Curiosamente, o mesmo The Positive Lexocography que lista “saudade” como uma palavra intraduzível do português traz o adjetivo japonês “natsukashii” como outra noção difícil de traduzir. A definição, porém, é bem próxima do que entendemos por “saudade”: “um anseio nostálgico pelo passado, com felicidade pela lembrança, mas tristeza por não ser mais”.


Espanhol: AÑORANZA

O espanhol tem três expressões verbais para exprimir o sentimento despertado pela falta de algo ou alguém. Segundo o dicionário da Real Academia Espanhola, tanto a locução “echar de menos” quanto os verbos “extrañar” e “añorar” carregam esse sentido. O último, embora seja uma forma mais erudita, dá origem ao substantivo “añoranza”, cuja definição parece muito a da nossa “saudade”: a ação de recordar com pesar a ausência, privação ou perda de alguém ou algo muito querido.


Alemão: SEHNSUCHT

Os alemães têm o substantivo “Sehnsucht”, traduzido pelo dicionário Pons justamente como “saudade”. No início do século 20, a filóloga portuguesa Carolina Michaëlis de Vasconcelos já havia notado a correspondência entre as duas palavras: “em ambas vibra maviosamente a mágoa complexa da saudade; a lembrança de se haver gozado em tempos passados, que não voltam mais; a pena de não gozar no presente, ou só gozar na lembrança; e o desejo e a esperança de no futuro tornar ao estado antigo de felicidade”.


Guaná ou Chané: INANGUÔRÓ

Aparentemente não são só os brasileiros falantes de português que têm o privilégio da palavra “saudade”. Um vocabulário da língua indígena Guaná ou Chané disponibilizado pela Biblioteca Digital Curt Nimuendaju lista a palavra “inanguôró” como equivalente à portuguesa.


Islandês: SÖKNUDUR

A canção “Söknudur” (1977), do compositor islandês Jóhann Helgason, ficou conhecida por ser uma das mais tocadas em funerais no país. Isso porque a palavra que lhe dá título é a “saudade” da Islândia — o substantivo que os islandeses usam para expressar um sentimento de perda e nostalgia. A raiz é a mesma do verbo “sakna”, que significa “sentir falta”.


Catalão: ENYORANÇA

O substantivo “enyorança”, de acordo com o dicionário do Instituto de Estudos Catalães, é a tristeza ou dor pela ausência ou pela perda de algo ou alguém. Milan Kundera bem observa que essa palavra deriva do latim “ignorare” (ignorar). A saudade catalã surge, então, “como o sofrimento da ignorância: você está longe e não sei o que se passa com você”, escreve o autor.


Árabe: HANÎN

Em árabe, os substantivos “ishtiyâq” e “hanîn” são palavras que expressam o mesmo sentido de “saudade” em português, de acordo com o professor Felipe Benjamin, da Faculdade de Letras da UFRJ. Com a mesma raiz de “hanîn”, ele lembra do verbo “yahinnu”, consagrado num dos versos do poeta palestino Mahmoud Darwish, que escreveu muito sobre a saudade de sua terra natal: “‘Ahinnu ‘ila khubzi ‘ummi wa ‘ila qahwati ‘ummi” (“sinto falta do pão de minha mãe e do café de minha mãe”).


Galês: HIRAETH

O dicionário de galês da Universidade de Wales explica a palavra “hiraeth” com várias expressões em inglês que também são comumente usadas para traduzir “saudade” (“longing”, “yearning”, “nostalgia”) e define seu significado como “pesar ou tristeza depois de uma perda ou partida”.

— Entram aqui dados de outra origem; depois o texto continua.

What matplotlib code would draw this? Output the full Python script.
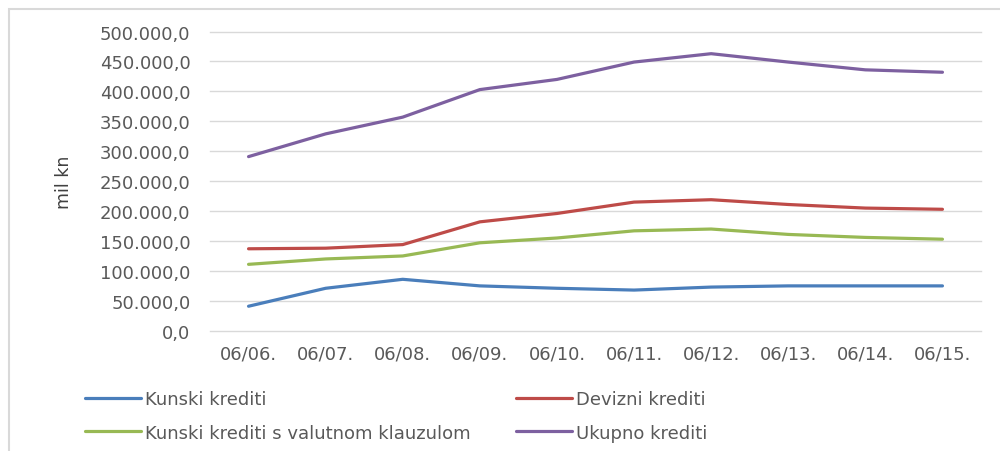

Saudade de casa, né minha filha?

Muitas línguas têm palavras para expressar um tipo bem específico de saudade: a de casa, do país ou da terra natal. Em galego, por exemplo, se diz “morriña”; em francês, “mal du pays”; em inglês, “homesickness”; e em basco, “herri-mina”. Em alemão, holandês e islandês, o termo é parecido: “Heimweh”, “heimwee” e “heimfra”, respectivamente. Essa noção de saudade também está na origem grega da palavra “nostalgia”, que foi herdada por vários idiomas: “nóstos” quer dizer “retorno” e “álgos”, sofrimento. A nostalgia seria, então, o sofrimento pelo desejo de retornar a algum lugar, de preferência àquele que chamamos lar.